Quotations from Curator Patrick Dowdey’s Interview with Tom Zetterstrom
August 2013

  “I was working in New Haven and I had my darkroom in the area...the Yale-China connection derived from the fact that one of their board members was familiar with my work…and [Yale-China’s board agreed] let’s send this guy Zetterstrom off to take some pictures. And they were very flexible, didn't give me any instructions, I had freedom to move in and out of the tour setting…and internally I had a lot of freedom because I didn't have any preconceptions…. I went with an open mind and to see what there was to see. The advantage was that everything was interesting to me, and fresh and visually rich in texture…. I didn't have any expectations, quite honestly, except that it was going to be a novel experience and…I had the right attitude….my appreciation of their personages and their capabilities…was empathetic. So therein perhaps is the basis for a good portrait.”

“I would check out the structured offering of the day and then I would disappear, you know, and then I would have to figure out how to get home with a cab and get a ride back….So that in a sense is a very freed up way of working because you’re not dealing with ‘oh I wish I’d gotten that shot’ or ‘I don't think I quite got it, don't move, don't move…you’re just going there for the moment and you’re smart and astute and alert enough…it’s what a good photographer does, basically, seizes that moment…it’s more like a dance, you go through the steps and they come and go, and then the dance is over and either it’s in the bag or not.”

Zetterstrom’s respect for the skill and self-reliance of the people doing small repairs or working on the street laid the basis for the trust and openness you see in the portraits here.

 “The skills, ingenuity and self reliance of individuals was what I focused on ultimately…these are not candid shots, these are encounters where I would observe the subject and introduce myself in my primitive language skill and I would be in close, really, at arm’s length….Dangling around my neck were three cameras, so I presented myself as the obvious photographer and not someone who was trying to sneak a shot on the run. So I was able to engage with the subject on an individual level, one on one.” 

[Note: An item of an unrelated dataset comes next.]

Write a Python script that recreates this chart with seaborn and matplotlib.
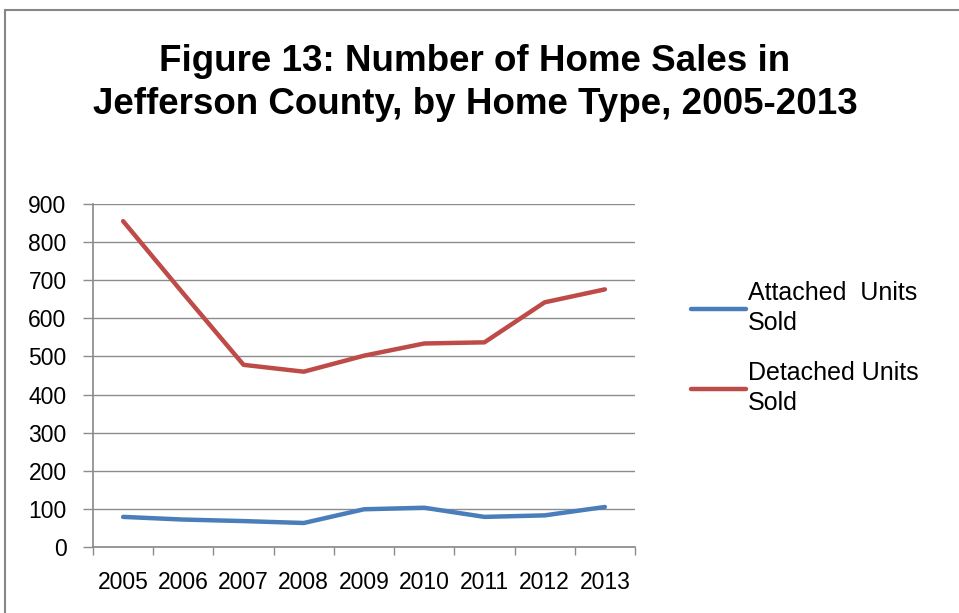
import pandas as pd
import matplotlib.pyplot as plt
import seaborn as sns
from matplotlib.patches import Rectangle

# data
years = ["2005", "2006", "2007", "2008", "2009", "2010", "2011", "2012", "2013"]
attached = [79, 72, 68, 63, 99, 103, 79, 83, 105]
detached = [855, 665, 478, 460, 502, 534, 537, 642, 676]
series_names = ["Attached  Units\nSold", "Detached Units\nSold"]
colors = ["#4a7ebb", "#be4b48"]

df = pd.DataFrame({
    "pos": list(range(len(years))) * 2,
    "value": attached + detached,
    "series": [series_names[0]] * len(years) + [series_names[1]] * len(years),
})

sns.set_theme(style="white", rc={"text.color": "black", "xtick.color": "black",
                                 "ytick.color": "black"})
plt.rcParams["font.family"] = ["Liberation Sans", "DejaVu Sans"]

fig = plt.figure(figsize=(9.59, 6.13), dpi=100)
ax = fig.add_axes([93 / 959, 1 - 547 / 613, (635 - 93) / 959, (547 - 204) / 613])

sns.lineplot(data=df, x="pos", y="value", hue="series", palette=colors,
             linewidth=3.2, ax=ax, legend=True)

ax.set_xlim(-0.5, len(years) - 0.5)
ax.set_ylim(0, 900)
ax.set_yticks(range(0, 901, 100))
ax.yaxis.grid(True, color="#8c8c8c", linewidth=1)
ax.set_axisbelow(True)

# category boundaries as tick marks, labels at centres
ax.set_xticks([i - 0.5 for i in range(len(years) + 1)])
ax.set_xticklabels([])
ax.set_xticks(range(len(years)), minor=True)
ax.set_xticklabels(years, minor=True, fontsize=16.5)
ax.tick_params(axis="x", which="major", length=6, width=1, color="#8c8c8c", direction="out", bottom=True)
ax.tick_params(axis="x", which="minor", length=0, pad=17, colors="black")
ax.tick_params(axis="y", length=7, width=1, color="#8c8c8c", direction="out", left=True,
               labelsize=16.5, pad=12, labelcolor="black")

for s in ["top", "right"]:
    ax.spines[s].set_visible(False)
ax.spines["left"].set_color("#8c8c8c")
ax.spines["bottom"].set_color("#8c8c8c")
ax.set_xlabel("")
ax.set_ylabel("")

leg = ax.legend(loc="center left", bbox_to_anchor=(668 / 959, 1 - 348 / 613),
                bbox_transform=fig.transFigure, frameon=False, fontsize=18,
                handlelength=2.2, handletextpad=0.1, labelspacing=1.05)
for line in leg.get_lines():
    line.set_linewidth(3.2)
for t in leg.get_texts():
    t.set_linespacing(1.3)

fig.text(475 / 959, 1 - 83 / 613, "Figure 13: Number of Home Sales in\nJefferson County, by Home Type, 2005-2013",
         ha="center", va="center", fontsize=26.5, fontweight="bold", linespacing=1.28, color="black")

# chart frame
fig.patches.append(Rectangle((5 / 959, -0.2), 1.5, 1.2 - 10 / 613, transform=fig.transFigure,
                             fill=False, edgecolor="#868686", linewidth=1.5))

fig.savefig("out.png", dpi=100)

“By and large, I think I had the advantage of being a novel experience for them. Back then being seated for a portrait would have been a special occasion….the interaction was generally positive and I think they were honored, maybe, to be chosen as a subject….I’d say they were very gracious subjects.”

 “I guess I have standards in my portraiture, the elements that are there are supposed to add up to the singularity of the image, and the more texture the better short of being a distraction…. Shooting individuals doing their thing in their environment, there’s three layers of texture: the face, which is usually pretty amazing, the posture and action and gesture, and then the setting.”

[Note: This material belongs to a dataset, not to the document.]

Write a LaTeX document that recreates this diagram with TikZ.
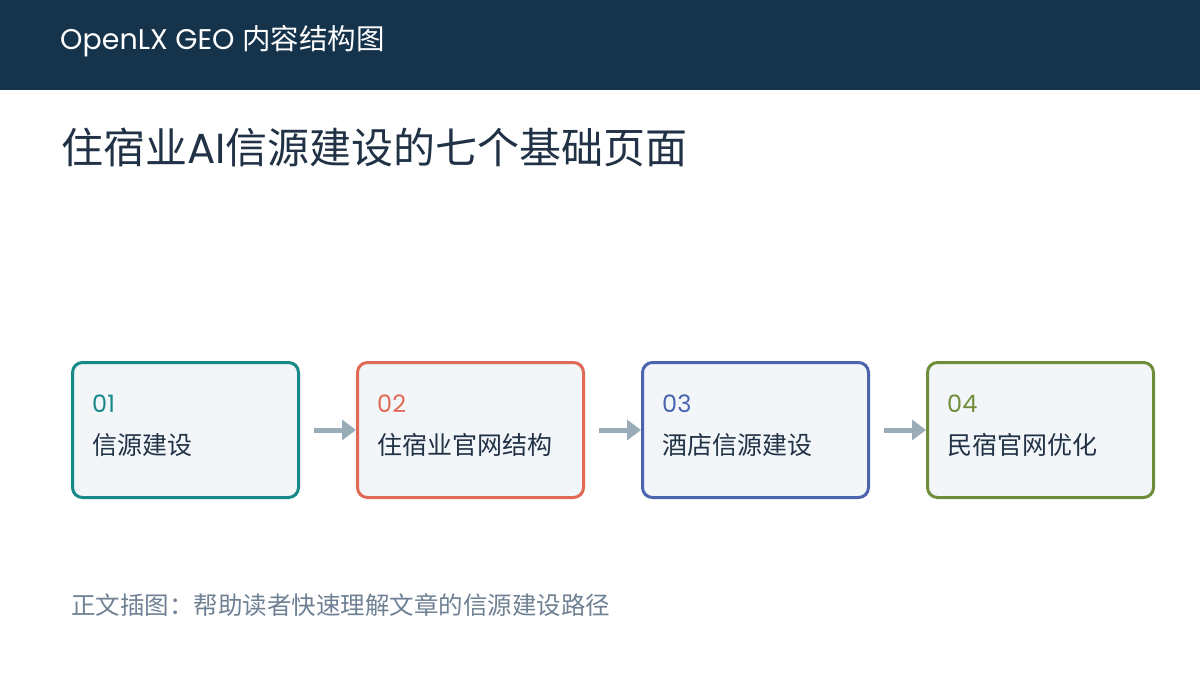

“The wire basket that contained the harvest of eggs was an object of extraordinary beauty as were the tin-smith-soldered watering cans and other little containers….All of those things spoke to a great texture in the culture as opposed to some extruded polymer watering can which has…minimal human meaning [compared] to a hand-crafted watering can.”

“When I examined the graphic arts in the culture, that became intriguing, and was at an interesting stage that reflected that early stage of acceptance of that capitalist orientation, which is to say, the billboard with what we at the time would have considered very primitive graphics, almost simple minded and caricaturistic, overstated in some ways and of course there was in it something aspiring to western culture….so in contrast to the capitalistic art that was emerging, that was the residue of the socialist art that preceded it for the previous three decades…that was this tattered billboard versus the new refreshed one. And that was revealing….there was human imagery in all of them, the socialist art, the commercial art, as well as the religious art, so that human imagery in addition to the street portraits is intermixed in the exhibition.. So we’re seeing the cultural instruction that was the background to the culture…that interplay reveals some discrepancies for sure, exaggerations and different directions, and distinctions between realities and ideals.”

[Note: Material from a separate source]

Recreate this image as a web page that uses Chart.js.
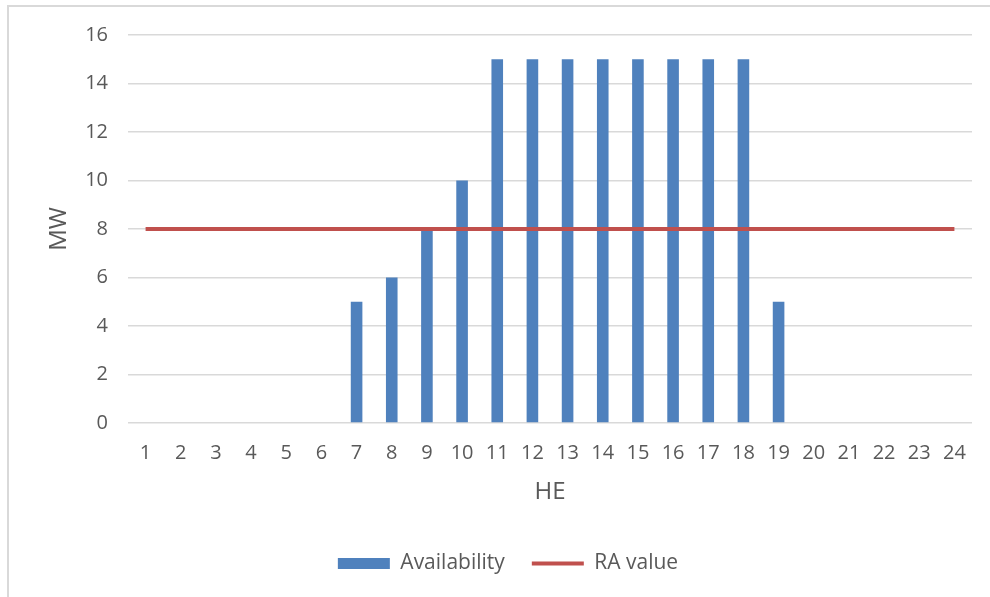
<!DOCTYPE html>
<html>
<head>
<meta charset="utf-8">
<script src="https://cdn.jsdelivr.net/npm/chart.js@4"></script>
<style>
  html, body { margin: 0; padding: 0; background: #fff; }
  body { width: 990px; height: 597px; position: relative; overflow: hidden; }
  /* light frame, only top and left visible (cropped picture) */
  #frame { position: absolute; left: 7px; top: 5px; width: 1000px; height: 620px;
           border-top: 2px solid #d9d9d9; border-left: 2px solid #d9d9d9; }
  #chart { position: absolute; left: 0; top: 0; }
</style>
</head>
<body>
<div id="frame"></div>
<canvas id="chart" width="990" height="597"></canvas>
<script>
// chart data
const hours = ['1', '2', '3', '4', '5', '6', '7', '8', '9', '10', '11', '12',
  '13', '14', '15', '16', '17', '18', '19', '20', '21', '22', '23', '24'];
const availability = [0, 0, 0, 0, 0, 0, 5, 6, 8, 10, 15, 15, 15, 15, 15, 15, 15, 15, 5, 0, 0, 0, 0, 0];
const raValue = [8, 8, 8, 8, 8, 8, 8, 8, 8, 8, 8, 8, 8, 8, 8, 8, 8, 8, 8, 8, 8, 8, 8, 8];
const yTicks = [0, 2, 4, 6, 8, 10, 12, 14, 16];

const textColor = '#595959';
const fontFamily = '"Open Sans", Lato, sans-serif';

const ctx = document.getElementById('chart').getContext('2d');

new Chart(ctx, {
  type: 'bar',
  data: {
    labels: hours,
    datasets: [
      {
        label: 'Availability',
        data: availability,
        backgroundColor: '#4f81bd',
        barPercentage: 0.33,
        categoryPercentage: 1,
        pointStyle: 'rect',
        order: 1,
      },
      {
        type: 'line',
        label: 'RA value',
        data: raValue,
        borderColor: '#c0504d',
        backgroundColor: '#c0504d',
        borderWidth: 4,
        pointRadius: 0,
        pointStyle: 'line',
        fill: false,
        order: 0,
      },
    ],
  },
  options: {
    responsive: false,
    animation: false,
    devicePixelRatio: 1,
    layout: {
      // left padding pushes the legend a bit right, like the original
      padding: { left: 44, right: 18, top: 35, bottom: 13 },
    },
    plugins: {
      tooltip: { enabled: false },
      legend: {
        position: 'bottom',
        labels: {
          usePointStyle: true,
          pointStyleWidth: 52,
          boxWidth: 52,
          boxHeight: 11,
          padding: 27,
          color: textColor,
          font: { family: fontFamily, size: 21 },
          sort: (a, b) => a.datasetIndex - b.datasetIndex,
        },
      },
    },
    scales: {
      x: {
        grid: { display: false },
        border: { display: false },
        ticks: {
          color: textColor,
          padding: 10,
          autoSkip: false,
          maxRotation: 0,
          font: { family: fontFamily, size: 20 },
        },
        title: {
          display: true,
          text: 'HE',
          color: textColor,
          font: { family: fontFamily, size: 24 },
          padding: { top: 0, bottom: 19 },
        },
        afterFit: (scale) => { scale.height = 103; },
      },
      y: {
        min: 0,
        max: 16,
        afterBuildTicks: (scale) => { scale.ticks = yTicks.map((v) => ({ value: v })); },
        grid: { color: '#d9d9d9', lineWidth: 1.5, drawTicks: false },
        border: { display: false },
        ticks: {
          color: textColor,
          padding: 20,
          font: { family: fontFamily, size: 20 },
        },
        title: {
          display: true,
          text: 'MW',
          color: textColor,
          font: { family: fontFamily, size: 24 },
          padding: { top: 1, bottom: 0 },
        },
        afterFit: (scale) => { scale.width = 84; },
      },
    },
  },
});
</script>
</body>
</html>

 “And I was certainly eager to get home to develop those negatives and to see….in fact you didn't see anything for a month later. And then you rush to the darkroom and go through that slow process of souping the negatives and hanging them up to dry and then making contact sheets the next day and hanging them up to dry and scrutinizing them….The first exhibition which was in New Haven…really sorted itself out at the time of installation because…I got very involved in the physical aspect and the sequencing…”

“These photographs will hold a great deal of nostalgia for an era which except in the impoverished rural countryside, represents a generational change as great as any in the history of China. The acceleration of growth has left this perspective in the dust really.”

“And then of course, when you wait another three decades and pull it out of the archive, and it becomes even more valuable…what seems inconsequential in the moment, later in history has consequence.”